#### Required work:
Find all the lines with "script" and gather them.

#### A run of records:
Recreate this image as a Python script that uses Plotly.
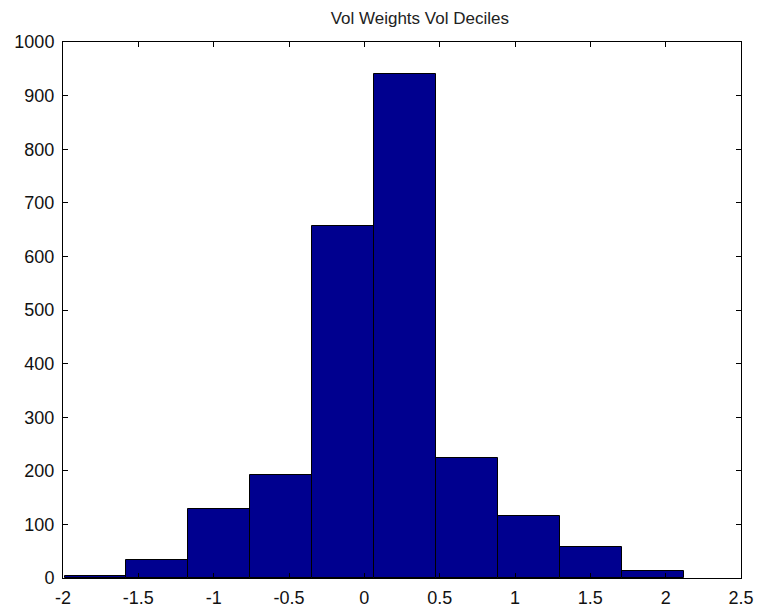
import numpy as np
import plotly.graph_objects as go

title = "Vol Weights Vol Deciles"
bin_start = -1.99
bin_width = 0.4114
counts = [4, 34, 128, 192, 657, 940, 224, 116, 57, 13]
x_ticks = [-2, -1.5, -1, -0.5, 0, 0.5, 1, 1.5, 2, 2.5]
x_tick_text = ["-2", "-1.5", "-1", "-0.5", "0", "0.5", "1", "1.5", "2", "2.5"]
y_ticks = [0, 100, 200, 300, 400, 500, 600, 700, 800, 900, 1000]

centers = bin_start + bin_width * (np.arange(len(counts)) + 0.5)

fig = go.Figure(go.Bar(
    x=centers, y=counts, width=bin_width,
    marker=dict(color="#00008F", line=dict(color="black", width=1)),
))

axis_common = dict(
    showline=True, linecolor="black", linewidth=1, mirror="ticks",
    ticks="inside", ticklen=5, tickcolor="black", showgrid=False, zeroline=False,
    automargin=False,
    tickfont=dict(family="Liberation Sans, Arial, sans-serif", size=18, color="#111"),
)

fig.update_layout(
    width=766, height=611,
    margin=dict(l=63, r=25, t=42, b=33),
    paper_bgcolor="white", plot_bgcolor="white",
    showlegend=False, bargap=0,
    title=dict(text=title, x=0.548, xanchor="center", y=0.971, yanchor="middle",
               font=dict(family="Liberation Sans, Arial, sans-serif", size=17, color="#222")),
    xaxis=dict(range=[-2, 2.5], tickvals=x_ticks, ticktext=x_tick_text,
               ticklabelstandoff=3, **axis_common),
    yaxis=dict(range=[0, 1000], tickvals=y_ticks, ticklabelstandoff=4, **axis_common),
)

fig.write_html("out.html")
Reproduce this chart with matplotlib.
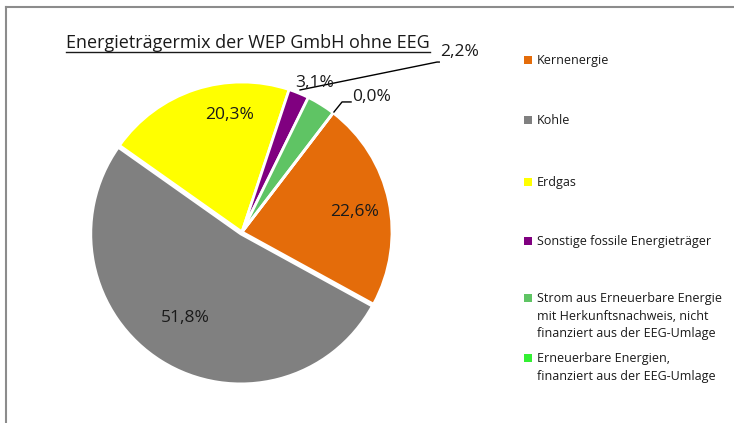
import matplotlib.pyplot as plt
from matplotlib.patches import Rectangle
from matplotlib.lines import Line2D

W, H = 734, 423

# data
categories = [
    "Kernenergie",
    "Kohle",
    "Erdgas",
    "Sonstige fossile Energieträger",
    "Strom aus Erneuerbare Energie\nmit Herkunftsnachweis, nicht\nfinanziert aus der EEG-Umlage",
    "Erneuerbare Energien,\nfinanziert aus der EEG-Umlage",
]
shares = [22.6, 51.8, 20.3, 2.2, 3.1, 0.0]
colors = ["#E46C0A", "#808080", "#FFFF00", "#800080", "#5FC464", "#33F033"]
title = "Energieträgermix der WEP GmbH ohne EEG"

plt.rcParams["font.family"] = ["Open Sans", "DejaVu Sans"]

fig = plt.figure(figsize=(W / 100, H / 100), dpi=100)

# pie axes: centre (242, 232) px, radius 150 px
cx, cy, r = 242, 232, 150
ax = fig.add_axes([(cx - r) / W, (H - cy - r) / H, 2 * r / W, 2 * r / H])

explode = [0, 0.015, 0, 0, 0, 0]
ax.pie(
    shares,
    colors=colors,
    startangle=52.6,
    counterclock=False,
    explode=explode,
    radius=1,
    wedgeprops=dict(edgecolor="white", linewidth=2),
)
ax.set_xlim(-1, 1)
ax.set_ylim(-1, 1)
ax.axis("off")

# data labels (Excel style, comma decimal)
label_pos = [(0.753, 0.133), (-0.38, -0.573), (-0.08, 0.78),
             (1.32, 1.2), (0.487, 0.993), (0.733, 0.9)]
label_ha = ["center", "center", "center", "left", "center", "left"]
for v, (x, y), ha in zip(shares, label_pos, label_ha):
    ax.text(x, y, f"{v:.1f}%".replace(".", ","), ha=ha, va="center",
            fontsize=12.5, color="#1a1a1a", clip_on=False)

# leader lines for the small slices
ax.plot([0.387, 1.30, 1.315], [0.947, 1.133, 1.133], color="black", lw=1, clip_on=False)
ax.plot([0.613, 0.667, 0.727], [0.80, 0.867, 0.867], color="black", lw=1, clip_on=False)

# title with underline
t = fig.text(248 / W, 1 - 43 / H, title, ha="center", va="center",
             fontsize=13, color="#1a1a1a")
fig.canvas.draw()
bb = t.get_window_extent()
fig.add_artist(Line2D([bb.x0 / W, bb.x1 / W], [(H - 52) / H, (H - 52) / H],
                      color="#1a1a1a", lw=1))

# legend
leg_y = [60, 120, 182, 241, 298, 358]
for lab, col, y in zip(categories, colors, leg_y):
    fig.add_artist(Rectangle((524 / W, (H - y - 4) / H), 8 / W, 8 / H,
                             facecolor=col, edgecolor="none"))
    fig.text(537 / W, (H - y + 6) / H, lab, ha="left", va="top",
             fontsize=9, color="#1a1a1a", linespacing=1.45)

# chart frame (top and left visible)
fig.add_artist(Line2D([6 / W, 1], [(H - 7) / H, (H - 7) / H], color="#8c8c8c", lw=1.5))
fig.add_artist(Line2D([6 / W, 6 / W], [0, (H - 7) / H], color="#8c8c8c", lw=1.5))

fig.savefig("out.png", dpi=100)
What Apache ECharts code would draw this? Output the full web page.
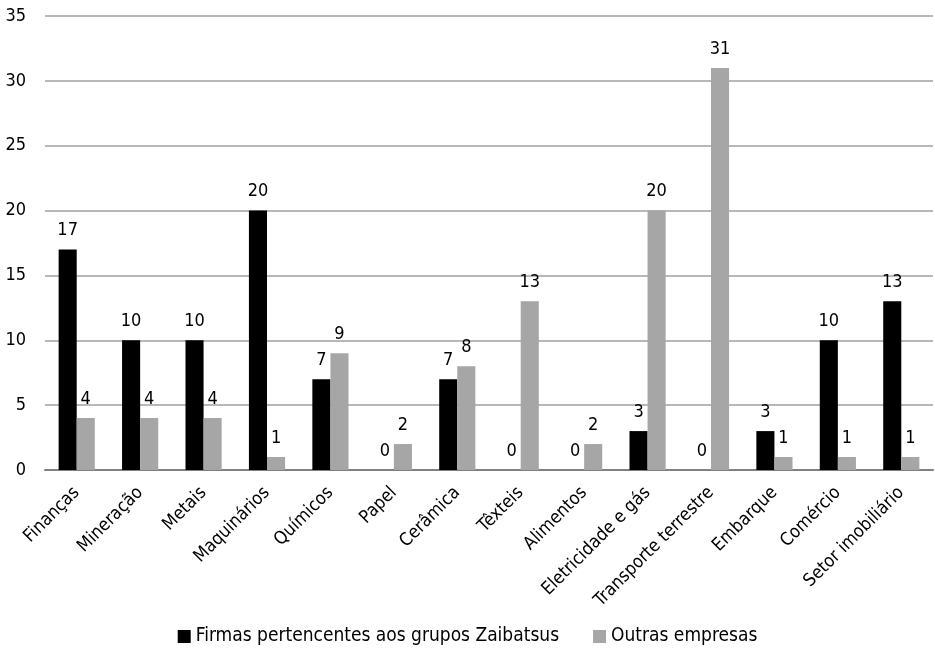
<!DOCTYPE html>
<html><head><meta charset="utf-8">
<script src="https://cdn.jsdelivr.net/npm/echarts@6/dist/echarts.min.js"></script>
<style>html,body{margin:0;padding:0;background:#fff}#c{width:935px;height:649px}</style>
</head><body><div id="c"></div>
<script>
const categories = ["Finanças","Mineração","Metais","Maquinários","Químicos","Papel","Cerâmica","Têxteis","Alimentos","Eletricidade e gás","Transporte terrestre","Embarque","Comércio","Setor imobiliário"];
const zaibatsu = [17,10,10,20,7,0,7,0,0,3,0,3,10,13];
const outras = [4,4,4,1,9,2,8,13,2,20,31,1,1,1];
const seriesNames = ["Firmas pertencentes aos grupos Zaibatsus","Outras empresas"];
const FONT = '"DejaVu Sans Condensed","Liberation Sans Narrow",sans-serif';
const chart = echarts.init(document.getElementById('c'));
const lbl = {show:true, position:'top', color:'#000', fontSize:18, fontFamily:FONT, distance:10};
chart.setOption({
  animation:false,
  textStyle:{fontFamily:FONT},
  grid:{left:45, right:2, top:16, bottom:179, containLabel:false},
  legend:{bottom:-2, left:'center', itemWidth:13, itemHeight:13, itemGap:34, icon:'rect',
    textStyle:{fontSize:19, color:'#000', fontFamily:FONT}, data:seriesNames},
  xAxis:{type:'category', data:categories,
    axisLine:{lineStyle:{color:'#808080', width:2}}, axisTick:{show:false},
    axisLabel:{rotate:45, interval:0, fontSize:18, color:'#000', fontFamily:FONT, margin:20}},
  yAxis:{type:'value', min:0, max:35, interval:5,
    axisLine:{show:false}, axisTick:{show:false},
    axisLabel:{fontSize:18, color:'#000', fontFamily:FONT, margin:19},
    splitLine:{lineStyle:{color:'#a0a0a0', width:1.5}}},
  series:[
    {name:seriesNames[0], type:'bar', data:zaibatsu, itemStyle:{color:'#000'}, barGap:'0%', barCategoryGap:'43%', label:lbl},
    {name:seriesNames[1], type:'bar', data:outras, itemStyle:{color:'#a6a6a6'}, barGap:'0%', barCategoryGap:'43%', label:lbl}
  ]
});
</script></body></html>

#### Solution for this task:
Recreate this image as a Python script that uses Plotly.
<script src="https://cdn.jsdelivr.net/npm/echarts@6/dist/echarts.min.js"></script>
<script>
</script></body></html>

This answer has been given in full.